Stated exercise ▸
Copy all the data exactly, except the pictures.

Material provided ▸
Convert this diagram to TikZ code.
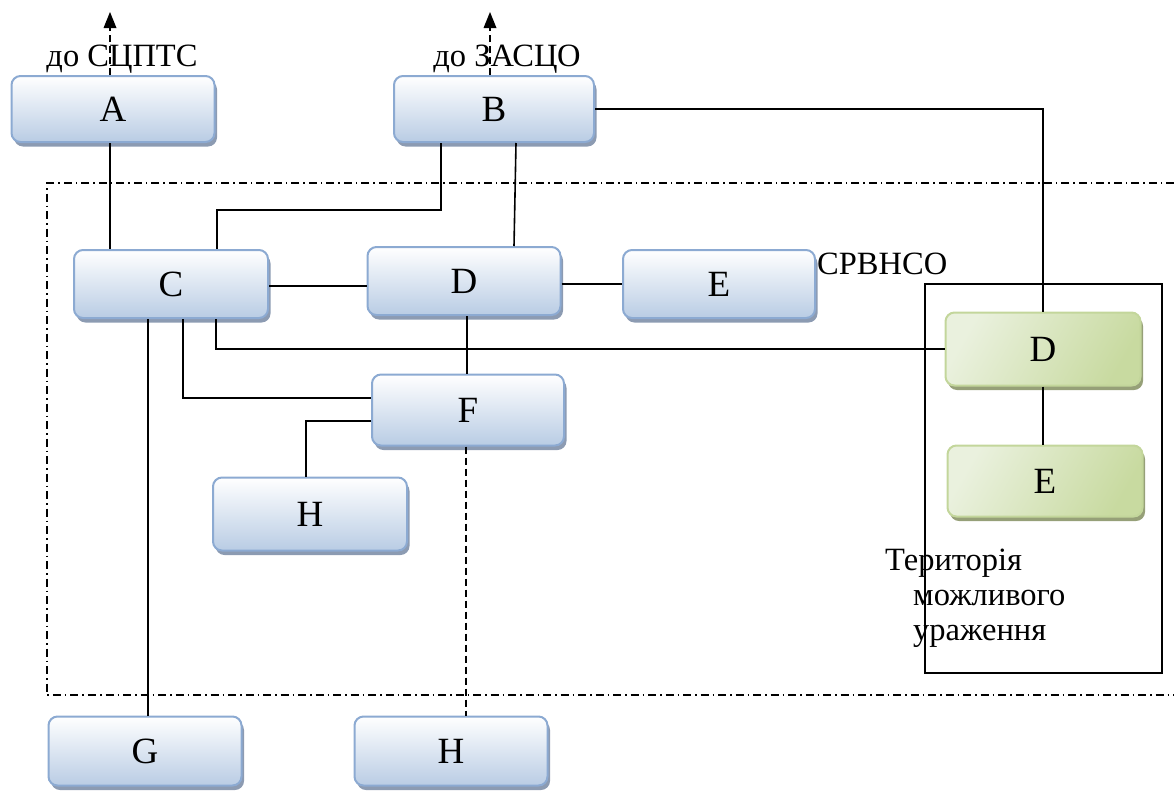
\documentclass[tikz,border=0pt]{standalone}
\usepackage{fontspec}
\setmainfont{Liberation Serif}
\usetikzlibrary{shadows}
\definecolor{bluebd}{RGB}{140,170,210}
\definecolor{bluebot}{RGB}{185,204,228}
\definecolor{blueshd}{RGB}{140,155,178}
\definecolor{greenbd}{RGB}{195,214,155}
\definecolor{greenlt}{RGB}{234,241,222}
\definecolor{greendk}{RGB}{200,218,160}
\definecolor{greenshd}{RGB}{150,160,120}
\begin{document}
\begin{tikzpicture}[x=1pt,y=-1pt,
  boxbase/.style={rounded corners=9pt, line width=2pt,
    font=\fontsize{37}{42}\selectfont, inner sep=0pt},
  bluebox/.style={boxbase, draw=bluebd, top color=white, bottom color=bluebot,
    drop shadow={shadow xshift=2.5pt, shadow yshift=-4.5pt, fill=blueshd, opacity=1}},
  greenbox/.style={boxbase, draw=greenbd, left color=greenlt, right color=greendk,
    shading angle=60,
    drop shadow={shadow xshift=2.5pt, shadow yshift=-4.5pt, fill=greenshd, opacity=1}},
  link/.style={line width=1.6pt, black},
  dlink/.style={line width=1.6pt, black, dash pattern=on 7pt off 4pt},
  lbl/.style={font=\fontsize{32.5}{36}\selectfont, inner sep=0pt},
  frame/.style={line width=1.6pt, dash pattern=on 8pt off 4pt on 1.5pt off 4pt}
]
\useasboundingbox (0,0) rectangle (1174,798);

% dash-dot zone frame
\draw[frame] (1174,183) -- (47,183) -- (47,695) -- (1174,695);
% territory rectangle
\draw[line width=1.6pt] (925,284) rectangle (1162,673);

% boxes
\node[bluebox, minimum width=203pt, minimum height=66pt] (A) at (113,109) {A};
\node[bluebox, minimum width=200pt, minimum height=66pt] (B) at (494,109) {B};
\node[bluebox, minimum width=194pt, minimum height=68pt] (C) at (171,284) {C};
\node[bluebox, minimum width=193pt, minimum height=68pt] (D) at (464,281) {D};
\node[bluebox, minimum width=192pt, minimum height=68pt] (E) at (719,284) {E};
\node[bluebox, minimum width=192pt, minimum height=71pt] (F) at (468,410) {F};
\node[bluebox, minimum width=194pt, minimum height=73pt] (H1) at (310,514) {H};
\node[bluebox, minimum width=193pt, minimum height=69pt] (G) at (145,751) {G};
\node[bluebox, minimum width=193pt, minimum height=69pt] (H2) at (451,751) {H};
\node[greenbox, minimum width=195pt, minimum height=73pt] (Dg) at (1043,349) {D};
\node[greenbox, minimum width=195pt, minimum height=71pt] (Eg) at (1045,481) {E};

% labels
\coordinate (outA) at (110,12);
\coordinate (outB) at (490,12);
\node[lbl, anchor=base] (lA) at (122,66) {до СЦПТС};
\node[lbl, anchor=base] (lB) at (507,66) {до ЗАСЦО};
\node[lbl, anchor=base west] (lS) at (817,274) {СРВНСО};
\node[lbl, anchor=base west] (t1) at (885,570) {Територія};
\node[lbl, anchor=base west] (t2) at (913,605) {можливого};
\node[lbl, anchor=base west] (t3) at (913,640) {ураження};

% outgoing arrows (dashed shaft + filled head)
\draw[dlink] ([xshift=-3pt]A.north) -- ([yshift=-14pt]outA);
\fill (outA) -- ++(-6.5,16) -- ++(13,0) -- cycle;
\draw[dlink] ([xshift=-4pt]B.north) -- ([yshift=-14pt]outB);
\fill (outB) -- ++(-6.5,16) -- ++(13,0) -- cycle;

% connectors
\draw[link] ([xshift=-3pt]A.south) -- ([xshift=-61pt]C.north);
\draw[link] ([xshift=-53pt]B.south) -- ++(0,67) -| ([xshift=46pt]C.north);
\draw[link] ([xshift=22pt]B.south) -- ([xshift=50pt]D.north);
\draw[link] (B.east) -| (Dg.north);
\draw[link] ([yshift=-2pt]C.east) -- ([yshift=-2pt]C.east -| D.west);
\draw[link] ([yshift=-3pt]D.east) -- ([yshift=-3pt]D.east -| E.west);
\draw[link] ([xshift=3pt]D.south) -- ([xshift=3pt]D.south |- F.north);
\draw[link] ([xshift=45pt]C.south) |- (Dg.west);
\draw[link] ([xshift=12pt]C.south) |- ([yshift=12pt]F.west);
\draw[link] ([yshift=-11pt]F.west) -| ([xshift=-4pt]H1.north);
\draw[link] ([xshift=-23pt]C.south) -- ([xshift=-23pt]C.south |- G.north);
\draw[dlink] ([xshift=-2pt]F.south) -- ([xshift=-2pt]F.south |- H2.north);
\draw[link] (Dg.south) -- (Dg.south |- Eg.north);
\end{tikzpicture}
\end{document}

Solved exercise ▸
Convert this diagram to TikZ code.
\documentclass[tikz,border=0pt]{standalone}
\usepackage{fontspec}
\setmainfont{Liberation Serif}
\usetikzlibrary{shadows}
\definecolor{bluebd}{RGB}{140,170,210}
\definecolor{bluebot}{RGB}{185,204,228}
\definecolor{blueshd}{RGB}{140,155,178}
\definecolor{greenbd}{RGB}{195,214,155}
\definecolor{greenlt}{RGB}{234,241,222}
\definecolor{greendk}{RGB}{200,218,160}
\definecolor{greenshd}{RGB}{150,160,120}
\begin{document}
\begin{tikzpicture}[x=1pt,y=-1pt,
  boxbase/.style={rounded corners=9pt, line width=2pt,
    font=\fontsize{37}{42}\selectfont, inner sep=0pt},
  bluebox/.style={boxbase, draw=bluebd, top color=white, bottom color=bluebot,
    drop shadow={shadow xshift=2.5pt, shadow yshift=-4.5pt, fill=blueshd, opacity=1}},
  greenbox/.style={boxbase, draw=greenbd, left color=greenlt, right color=greendk,
    shading angle=60,
    drop shadow={shadow xshift=2.5pt, shadow yshift=-4.5pt, fill=greenshd, opacity=1}},
  link/.style={line width=1.6pt, black},
  dlink/.style={line width=1.6pt, black, dash pattern=on 7pt off 4pt},
  lbl/.style={font=\fontsize{32.5}{36}\selectfont, inner sep=0pt},
  frame/.style={line width=1.6pt, dash pattern=on 8pt off 4pt on 1.5pt off 4pt}
]
\useasboundingbox (0,0) rectangle (1174,798);

% dash-dot zone frame
\draw[frame] (1174,183) -- (47,183) -- (47,695) -- (1174,695);
% territory rectangle
\draw[line width=1.6pt] (925,284) rectangle (1162,673);

% boxes
\node[bluebox, minimum width=203pt, minimum height=66pt] (A) at (113,109) {A};
\node[bluebox, minimum width=200pt, minimum height=66pt] (B) at (494,109) {B};
\node[bluebox, minimum width=194pt, minimum height=68pt] (C) at (171,284) {C};
\node[bluebox, minimum width=193pt, minimum height=68pt] (D) at (464,281) {D};
\node[bluebox, minimum width=192pt, minimum height=68pt] (E) at (719,284) {E};
\node[bluebox, minimum width=192pt, minimum height=71pt] (F) at (468,410) {F};
\node[bluebox, minimum width=194pt, minimum height=73pt] (H1) at (310,514) {H};
\node[bluebox, minimum width=193pt, minimum height=69pt] (G) at (145,751) {G};
\node[bluebox, minimum width=193pt, minimum height=69pt] (H2) at (451,751) {H};
\node[greenbox, minimum width=195pt, minimum height=73pt] (Dg) at (1043,349) {D};
\node[greenbox, minimum width=195pt, minimum height=71pt] (Eg) at (1045,481) {E};

% labels
\coordinate (outA) at (110,12);
\coordinate (outB) at (490,12);
\node[lbl, anchor=base] (lA) at (122,66) {до СЦПТС};
\node[lbl, anchor=base] (lB) at (507,66) {до ЗАСЦО};
\node[lbl, anchor=base west] (lS) at (817,274) {СРВНСО};
\node[lbl, anchor=base west] (t1) at (885,570) {Територія};
\node[lbl, anchor=base west] (t2) at (913,605) {можливого};
\node[lbl, anchor=base west] (t3) at (913,640) {ураження};

% outgoing arrows (dashed shaft + filled head)
\draw[dlink] ([xshift=-3pt]A.north) -- ([yshift=-14pt]outA);
\fill (outA) -- ++(-6.5,16) -- ++(13,0) -- cycle;
\draw[dlink] ([xshift=-4pt]B.north) -- ([yshift=-14pt]outB);
\fill (outB) -- ++(-6.5,16) -- ++(13,0) -- cycle;

% connectors
\draw[link] ([xshift=-3pt]A.south) -- ([xshift=-61pt]C.north);
\draw[link] ([xshift=-53pt]B.south) -- ++(0,67) -| ([xshift=46pt]C.north);
\draw[link] ([xshift=22pt]B.south) -- ([xshift=50pt]D.north);
\draw[link] (B.east) -| (Dg.north);
\draw[link] ([yshift=-2pt]C.east) -- ([yshift=-2pt]C.east -| D.west);
\draw[link] ([yshift=-3pt]D.east) -- ([yshift=-3pt]D.east -| E.west);
\draw[link] ([xshift=3pt]D.south) -- ([xshift=3pt]D.south |- F.north);
\draw[link] ([xshift=45pt]C.south) |- (Dg.west);
\draw[link] ([xshift=12pt]C.south) |- ([yshift=12pt]F.west);
\draw[link] ([yshift=-11pt]F.west) -| ([xshift=-4pt]H1.north);
\draw[link] ([xshift=-23pt]C.south) -- ([xshift=-23pt]C.south |- G.north);
\draw[dlink] ([xshift=-2pt]F.south) -- ([xshift=-2pt]F.south |- H2.north);
\draw[link] (Dg.south) -- (Dg.south |- Eg.north);
\end{tikzpicture}
\end{document}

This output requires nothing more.